Rabbi Yohanan ben Zakkai lay dying. He had been one of the greatest of all the sages — the man who, during the Roman siege of Jerusalem, had been smuggled out of the city in a coffin to beg Vespasian for the academy at Yavneh. He had saved the Torah's transmission when the Temple fell. His students gathered at his bedside expecting a last teaching. What they got, instead, was his tears.
"Master," they said, "why do you weep? You who preserved the Torah — why, now, at the end?"
He answered them honestly. "I am about to appear before a King before whom no bribe is possible. Before a human king, I could plead, I could explain, I could find an angle. This is a King before whom all angles fall flat. And I do not know," he said, "which of two roads He will send me down — the narrow road that leads to Eden, or the broad road that leads to Gehinnom."
His disciples were silent. The man who had outmaneuvered Vespasian was trembling before a trial he could not strategize.
Then Yohanan gave them his final blessing, and it was not a blessing in the usual sense.
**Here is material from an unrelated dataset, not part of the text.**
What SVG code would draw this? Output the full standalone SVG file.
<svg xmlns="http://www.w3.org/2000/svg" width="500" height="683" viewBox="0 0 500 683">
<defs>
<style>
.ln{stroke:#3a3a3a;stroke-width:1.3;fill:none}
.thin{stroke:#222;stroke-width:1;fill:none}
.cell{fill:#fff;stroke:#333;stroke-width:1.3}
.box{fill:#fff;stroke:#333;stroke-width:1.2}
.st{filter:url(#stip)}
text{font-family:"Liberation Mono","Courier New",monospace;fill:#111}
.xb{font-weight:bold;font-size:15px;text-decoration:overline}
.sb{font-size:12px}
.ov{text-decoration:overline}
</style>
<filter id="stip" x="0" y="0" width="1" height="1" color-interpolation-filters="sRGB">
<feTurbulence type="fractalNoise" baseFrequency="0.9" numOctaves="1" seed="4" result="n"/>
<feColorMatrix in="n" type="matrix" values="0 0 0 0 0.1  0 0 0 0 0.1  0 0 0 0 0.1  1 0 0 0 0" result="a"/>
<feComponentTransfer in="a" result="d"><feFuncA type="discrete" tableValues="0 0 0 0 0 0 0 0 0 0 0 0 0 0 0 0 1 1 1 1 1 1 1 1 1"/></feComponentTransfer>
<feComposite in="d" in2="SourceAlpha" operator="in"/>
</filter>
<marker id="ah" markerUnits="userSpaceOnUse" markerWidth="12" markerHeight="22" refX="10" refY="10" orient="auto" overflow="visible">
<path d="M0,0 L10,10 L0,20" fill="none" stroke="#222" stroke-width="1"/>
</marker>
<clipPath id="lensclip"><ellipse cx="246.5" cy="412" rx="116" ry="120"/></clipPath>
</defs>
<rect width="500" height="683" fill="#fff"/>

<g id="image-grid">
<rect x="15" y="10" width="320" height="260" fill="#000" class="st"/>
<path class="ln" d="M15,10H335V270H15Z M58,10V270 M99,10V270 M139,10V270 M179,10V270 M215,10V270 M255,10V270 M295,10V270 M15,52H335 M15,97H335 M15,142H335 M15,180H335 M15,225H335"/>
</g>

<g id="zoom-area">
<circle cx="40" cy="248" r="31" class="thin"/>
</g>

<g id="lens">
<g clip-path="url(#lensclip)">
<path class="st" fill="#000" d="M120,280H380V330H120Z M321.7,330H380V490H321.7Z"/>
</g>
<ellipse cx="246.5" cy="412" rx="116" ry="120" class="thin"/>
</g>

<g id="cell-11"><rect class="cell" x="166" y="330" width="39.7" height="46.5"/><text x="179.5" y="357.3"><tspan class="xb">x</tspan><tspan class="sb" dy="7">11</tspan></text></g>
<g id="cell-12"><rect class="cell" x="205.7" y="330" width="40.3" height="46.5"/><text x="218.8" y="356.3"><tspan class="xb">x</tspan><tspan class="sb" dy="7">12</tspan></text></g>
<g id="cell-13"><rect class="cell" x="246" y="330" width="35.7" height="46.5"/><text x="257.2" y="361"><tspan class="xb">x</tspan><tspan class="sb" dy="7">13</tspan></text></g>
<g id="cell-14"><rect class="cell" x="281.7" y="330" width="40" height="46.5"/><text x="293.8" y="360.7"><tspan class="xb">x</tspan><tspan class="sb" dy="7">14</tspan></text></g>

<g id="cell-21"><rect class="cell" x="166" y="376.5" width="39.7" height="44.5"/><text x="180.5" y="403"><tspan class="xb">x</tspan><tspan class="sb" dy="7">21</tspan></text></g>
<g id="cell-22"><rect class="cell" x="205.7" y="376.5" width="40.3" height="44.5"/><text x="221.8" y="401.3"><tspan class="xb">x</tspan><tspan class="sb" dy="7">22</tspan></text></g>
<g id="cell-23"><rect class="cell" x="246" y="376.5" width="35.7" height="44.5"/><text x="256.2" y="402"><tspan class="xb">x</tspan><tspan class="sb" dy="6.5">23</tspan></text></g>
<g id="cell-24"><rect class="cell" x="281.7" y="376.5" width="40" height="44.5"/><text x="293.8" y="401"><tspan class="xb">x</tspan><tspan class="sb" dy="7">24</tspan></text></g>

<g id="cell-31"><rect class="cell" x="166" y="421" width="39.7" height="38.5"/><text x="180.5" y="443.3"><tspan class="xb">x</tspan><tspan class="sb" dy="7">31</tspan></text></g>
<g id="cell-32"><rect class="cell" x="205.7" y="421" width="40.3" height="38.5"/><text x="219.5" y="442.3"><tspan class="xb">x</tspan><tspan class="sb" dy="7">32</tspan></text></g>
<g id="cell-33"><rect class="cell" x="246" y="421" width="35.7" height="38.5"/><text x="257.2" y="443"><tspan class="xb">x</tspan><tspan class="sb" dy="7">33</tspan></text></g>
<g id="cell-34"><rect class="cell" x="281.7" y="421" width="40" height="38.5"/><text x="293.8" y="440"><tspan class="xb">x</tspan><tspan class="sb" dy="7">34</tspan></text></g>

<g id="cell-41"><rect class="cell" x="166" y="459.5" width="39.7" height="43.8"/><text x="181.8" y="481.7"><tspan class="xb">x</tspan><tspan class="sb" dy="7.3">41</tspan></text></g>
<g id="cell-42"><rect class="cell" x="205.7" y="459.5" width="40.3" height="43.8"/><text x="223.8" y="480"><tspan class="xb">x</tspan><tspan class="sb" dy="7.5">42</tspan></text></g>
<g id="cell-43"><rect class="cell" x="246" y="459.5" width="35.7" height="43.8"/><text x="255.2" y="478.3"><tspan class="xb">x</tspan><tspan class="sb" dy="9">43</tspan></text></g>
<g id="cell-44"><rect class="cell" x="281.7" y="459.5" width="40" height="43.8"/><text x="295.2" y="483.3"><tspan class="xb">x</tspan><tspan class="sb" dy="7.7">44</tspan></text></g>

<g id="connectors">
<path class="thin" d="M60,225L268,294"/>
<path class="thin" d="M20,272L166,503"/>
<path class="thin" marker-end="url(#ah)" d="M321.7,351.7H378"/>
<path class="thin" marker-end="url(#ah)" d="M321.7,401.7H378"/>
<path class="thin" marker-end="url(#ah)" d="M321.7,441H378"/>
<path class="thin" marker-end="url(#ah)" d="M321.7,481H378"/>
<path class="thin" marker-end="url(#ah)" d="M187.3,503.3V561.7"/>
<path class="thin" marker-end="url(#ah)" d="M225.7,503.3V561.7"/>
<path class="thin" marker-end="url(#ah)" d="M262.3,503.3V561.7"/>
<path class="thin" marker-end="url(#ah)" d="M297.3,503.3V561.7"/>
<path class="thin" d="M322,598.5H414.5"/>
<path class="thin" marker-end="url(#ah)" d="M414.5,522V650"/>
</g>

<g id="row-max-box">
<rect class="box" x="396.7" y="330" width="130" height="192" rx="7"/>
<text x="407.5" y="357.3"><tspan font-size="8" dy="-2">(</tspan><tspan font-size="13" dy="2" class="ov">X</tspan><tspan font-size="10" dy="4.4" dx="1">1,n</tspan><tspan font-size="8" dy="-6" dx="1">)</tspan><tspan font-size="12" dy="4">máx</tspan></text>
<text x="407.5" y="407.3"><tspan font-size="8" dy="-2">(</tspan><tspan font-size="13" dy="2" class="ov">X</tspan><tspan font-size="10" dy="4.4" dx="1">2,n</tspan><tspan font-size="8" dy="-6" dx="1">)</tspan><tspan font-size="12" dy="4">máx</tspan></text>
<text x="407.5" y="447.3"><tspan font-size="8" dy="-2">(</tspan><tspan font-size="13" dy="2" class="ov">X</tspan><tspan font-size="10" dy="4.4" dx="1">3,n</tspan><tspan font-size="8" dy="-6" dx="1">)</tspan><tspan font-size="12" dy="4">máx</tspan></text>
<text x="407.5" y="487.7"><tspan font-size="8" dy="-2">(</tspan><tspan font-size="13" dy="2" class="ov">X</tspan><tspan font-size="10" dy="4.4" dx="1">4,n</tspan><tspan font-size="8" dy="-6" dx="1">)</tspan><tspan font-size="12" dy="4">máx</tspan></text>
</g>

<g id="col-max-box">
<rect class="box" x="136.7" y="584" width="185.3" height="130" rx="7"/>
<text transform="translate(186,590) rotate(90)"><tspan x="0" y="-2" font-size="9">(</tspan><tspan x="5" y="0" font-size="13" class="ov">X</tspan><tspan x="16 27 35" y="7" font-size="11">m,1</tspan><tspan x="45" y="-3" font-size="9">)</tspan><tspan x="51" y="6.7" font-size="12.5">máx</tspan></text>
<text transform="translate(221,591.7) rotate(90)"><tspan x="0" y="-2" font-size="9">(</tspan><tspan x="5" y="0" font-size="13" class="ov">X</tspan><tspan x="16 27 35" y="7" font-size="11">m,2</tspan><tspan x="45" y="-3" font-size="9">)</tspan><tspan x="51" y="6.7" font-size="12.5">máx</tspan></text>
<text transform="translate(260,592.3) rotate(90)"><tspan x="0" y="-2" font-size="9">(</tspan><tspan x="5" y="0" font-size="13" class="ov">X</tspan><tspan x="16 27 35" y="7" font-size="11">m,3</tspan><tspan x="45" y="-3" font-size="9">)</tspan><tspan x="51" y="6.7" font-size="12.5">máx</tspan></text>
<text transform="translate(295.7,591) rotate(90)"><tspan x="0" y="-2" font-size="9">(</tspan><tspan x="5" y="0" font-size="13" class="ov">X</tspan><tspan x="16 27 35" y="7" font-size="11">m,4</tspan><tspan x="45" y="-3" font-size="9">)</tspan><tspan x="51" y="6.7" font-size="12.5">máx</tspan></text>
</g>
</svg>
It was a warning shaped like a prayer. "May the fear of Heaven be to you," he said, "as great as the fear of flesh and blood. For you see human beings, and you are careful not to be detected doing wrong. So learn to fear God as much as you already fear a nosy neighbor."
Gaster's Exempla (no. 133, 1924) preserves the teaching because it captures something startling: the greatest sage of his age wished only that his students could live with as much vigilance before the Unseen as they already did before the seen.